#### Data:

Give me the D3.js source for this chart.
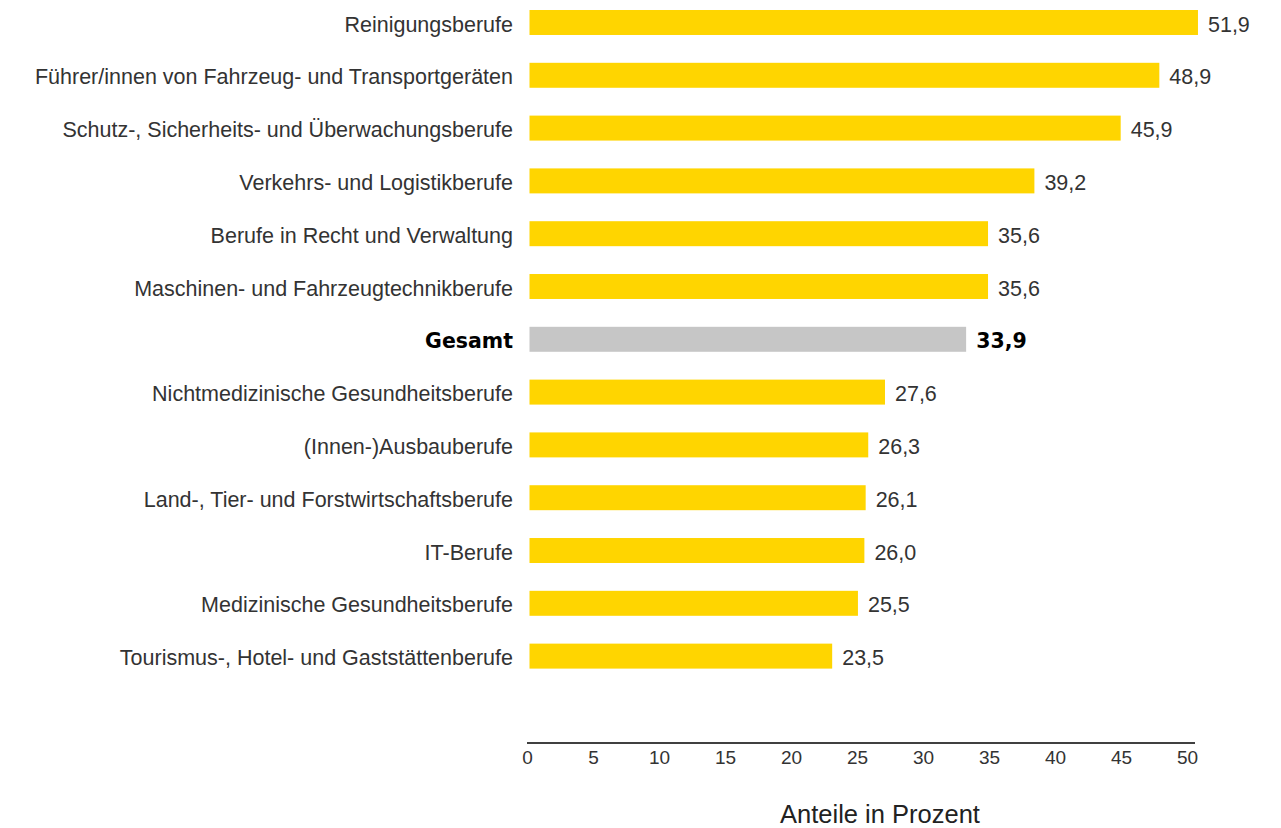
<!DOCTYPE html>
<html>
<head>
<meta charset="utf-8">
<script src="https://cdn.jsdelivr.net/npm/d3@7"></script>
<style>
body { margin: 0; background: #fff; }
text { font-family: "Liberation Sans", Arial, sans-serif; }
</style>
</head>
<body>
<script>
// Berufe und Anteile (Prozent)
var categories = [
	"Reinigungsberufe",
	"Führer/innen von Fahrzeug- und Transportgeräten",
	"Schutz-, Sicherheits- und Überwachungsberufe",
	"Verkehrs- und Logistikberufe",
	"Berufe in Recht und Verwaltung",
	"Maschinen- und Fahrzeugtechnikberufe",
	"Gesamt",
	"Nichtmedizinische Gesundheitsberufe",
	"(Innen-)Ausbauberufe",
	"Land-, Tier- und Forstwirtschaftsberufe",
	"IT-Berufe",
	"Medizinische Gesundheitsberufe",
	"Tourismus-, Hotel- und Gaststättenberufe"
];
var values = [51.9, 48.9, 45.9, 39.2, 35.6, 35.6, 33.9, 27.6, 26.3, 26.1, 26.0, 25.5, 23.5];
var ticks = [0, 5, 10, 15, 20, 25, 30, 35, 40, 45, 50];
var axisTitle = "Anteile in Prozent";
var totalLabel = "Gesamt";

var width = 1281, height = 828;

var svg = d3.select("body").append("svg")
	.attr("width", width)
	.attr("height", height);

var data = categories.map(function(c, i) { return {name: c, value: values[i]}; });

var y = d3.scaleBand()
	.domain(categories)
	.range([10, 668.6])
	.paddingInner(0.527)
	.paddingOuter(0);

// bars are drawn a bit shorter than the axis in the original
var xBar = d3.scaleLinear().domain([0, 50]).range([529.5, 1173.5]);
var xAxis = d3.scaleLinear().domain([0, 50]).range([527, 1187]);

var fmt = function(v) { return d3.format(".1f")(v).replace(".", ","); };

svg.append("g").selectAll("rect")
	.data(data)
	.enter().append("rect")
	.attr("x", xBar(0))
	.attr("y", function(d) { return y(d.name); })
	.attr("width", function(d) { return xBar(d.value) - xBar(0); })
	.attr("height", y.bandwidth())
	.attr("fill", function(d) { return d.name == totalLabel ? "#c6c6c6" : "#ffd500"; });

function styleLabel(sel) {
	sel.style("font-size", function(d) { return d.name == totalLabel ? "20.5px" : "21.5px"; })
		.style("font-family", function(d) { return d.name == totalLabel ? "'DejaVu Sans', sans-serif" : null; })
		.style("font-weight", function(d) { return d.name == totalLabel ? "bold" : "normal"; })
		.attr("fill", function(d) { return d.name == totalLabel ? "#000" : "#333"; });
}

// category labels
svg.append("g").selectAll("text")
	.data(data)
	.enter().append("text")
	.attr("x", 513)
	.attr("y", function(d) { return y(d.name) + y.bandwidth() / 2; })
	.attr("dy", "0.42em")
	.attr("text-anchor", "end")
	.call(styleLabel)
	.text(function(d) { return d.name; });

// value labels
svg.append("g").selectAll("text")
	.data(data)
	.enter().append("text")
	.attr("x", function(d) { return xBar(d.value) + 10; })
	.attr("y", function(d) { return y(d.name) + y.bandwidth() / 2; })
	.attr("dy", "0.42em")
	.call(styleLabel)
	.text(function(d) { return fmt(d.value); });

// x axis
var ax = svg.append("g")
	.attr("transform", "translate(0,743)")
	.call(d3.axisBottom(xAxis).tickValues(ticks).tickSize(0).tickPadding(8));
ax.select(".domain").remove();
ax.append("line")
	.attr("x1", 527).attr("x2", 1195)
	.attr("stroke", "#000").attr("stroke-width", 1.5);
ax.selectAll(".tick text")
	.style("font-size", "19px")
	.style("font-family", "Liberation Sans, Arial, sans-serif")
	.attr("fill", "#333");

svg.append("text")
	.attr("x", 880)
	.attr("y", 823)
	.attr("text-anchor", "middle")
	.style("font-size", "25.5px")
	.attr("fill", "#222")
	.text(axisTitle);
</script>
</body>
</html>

#### Task instructions:
Each line above is to be copied verbatim. Drop any image from the copy.

#### Solution:
Give me the D3.js source for this chart.
<!DOCTYPE html>
<html>
<head>
<meta charset="utf-8">
<script src="https://cdn.jsdelivr.net/npm/d3@7"></script>
<style>
body { margin: 0; background: #fff; }
text { font-family: "Liberation Sans", Arial, sans-serif; }
</style>
</head>
<body>
<script>
// Berufe und Anteile (Prozent)
var categories = [
	"Reinigungsberufe",
	"Führer/innen von Fahrzeug- und Transportgeräten",
	"Schutz-, Sicherheits- und Überwachungsberufe",
	"Verkehrs- und Logistikberufe",
	"Berufe in Recht und Verwaltung",
	"Maschinen- und Fahrzeugtechnikberufe",
	"Gesamt",
	"Nichtmedizinische Gesundheitsberufe",
	"(Innen-)Ausbauberufe",
	"Land-, Tier- und Forstwirtschaftsberufe",
	"IT-Berufe",
	"Medizinische Gesundheitsberufe",
	"Tourismus-, Hotel- und Gaststättenberufe"
];
var values = [51.9, 48.9, 45.9, 39.2, 35.6, 35.6, 33.9, 27.6, 26.3, 26.1, 26.0, 25.5, 23.5];
var ticks = [0, 5, 10, 15, 20, 25, 30, 35, 40, 45, 50];
var axisTitle = "Anteile in Prozent";
var totalLabel = "Gesamt";

var width = 1281, height = 828;

var svg = d3.select("body").append("svg")
	.attr("width", width)
	.attr("height", height);

var data = categories.map(function(c, i) { return {name: c, value: values[i]}; });

var y = d3.scaleBand()
	.domain(categories)
	.range([10, 668.6])
	.paddingInner(0.527)
	.paddingOuter(0);

// bars are drawn a bit shorter than the axis in the original
var xBar = d3.scaleLinear().domain([0, 50]).range([529.5, 1173.5]);
var xAxis = d3.scaleLinear().domain([0, 50]).range([527, 1187]);

var fmt = function(v) { return d3.format(".1f")(v).replace(".", ","); };

svg.append("g").selectAll("rect")
	.data(data)
	.enter().append("rect")
	.attr("x", xBar(0))
	.attr("y", function(d) { return y(d.name); })
	.attr("width", function(d) { return xBar(d.value) - xBar(0); })
	.attr("height", y.bandwidth())
	.attr("fill", function(d) { return d.name == totalLabel ? "#c6c6c6" : "#ffd500"; });

function styleLabel(sel) {
	sel.style("font-size", function(d) { return d.name == totalLabel ? "20.5px" : "21.5px"; })
		.style("font-family", function(d) { return d.name == totalLabel ? "'DejaVu Sans', sans-serif" : null; })
		.style("font-weight", function(d) { return d.name == totalLabel ? "bold" : "normal"; })
		.attr("fill", function(d) { return d.name == totalLabel ? "#000" : "#333"; });
}

// category labels
svg.append("g").selectAll("text")
	.data(data)
	.enter().append("text")
	.attr("x", 513)
	.attr("y", function(d) { return y(d.name) + y.bandwidth() / 2; })
	.attr("dy", "0.42em")
	.attr("text-anchor", "end")
	.call(styleLabel)
	.text(function(d) { return d.name; });

// value labels
svg.append("g").selectAll("text")
	.data(data)
	.enter().append("text")
	.attr("x", function(d) { return xBar(d.value) + 10; })
	.attr("y", function(d) { return y(d.name) + y.bandwidth() / 2; })
	.attr("dy", "0.42em")
	.call(styleLabel)
	.text(function(d) { return fmt(d.value); });

// x axis
var ax = svg.append("g")
	.attr("transform", "translate(0,743)")
	.call(d3.axisBottom(xAxis).tickValues(ticks).tickSize(0).tickPadding(8));
ax.select(".domain").remove();
ax.append("line")
	.attr("x1", 527).attr("x2", 1195)
	.attr("stroke", "#000").attr("stroke-width", 1.5);
ax.selectAll(".tick text")
	.style("font-size", "19px")
	.style("font-family", "Liberation Sans, Arial, sans-serif")
	.attr("fill", "#333");

svg.append("text")
	.attr("x", 880)
	.attr("y", 823)
	.attr("text-anchor", "middle")
	.style("font-size", "25.5px")
	.attr("fill", "#222")
	.text(axisTitle);
</script>
</body>
</html>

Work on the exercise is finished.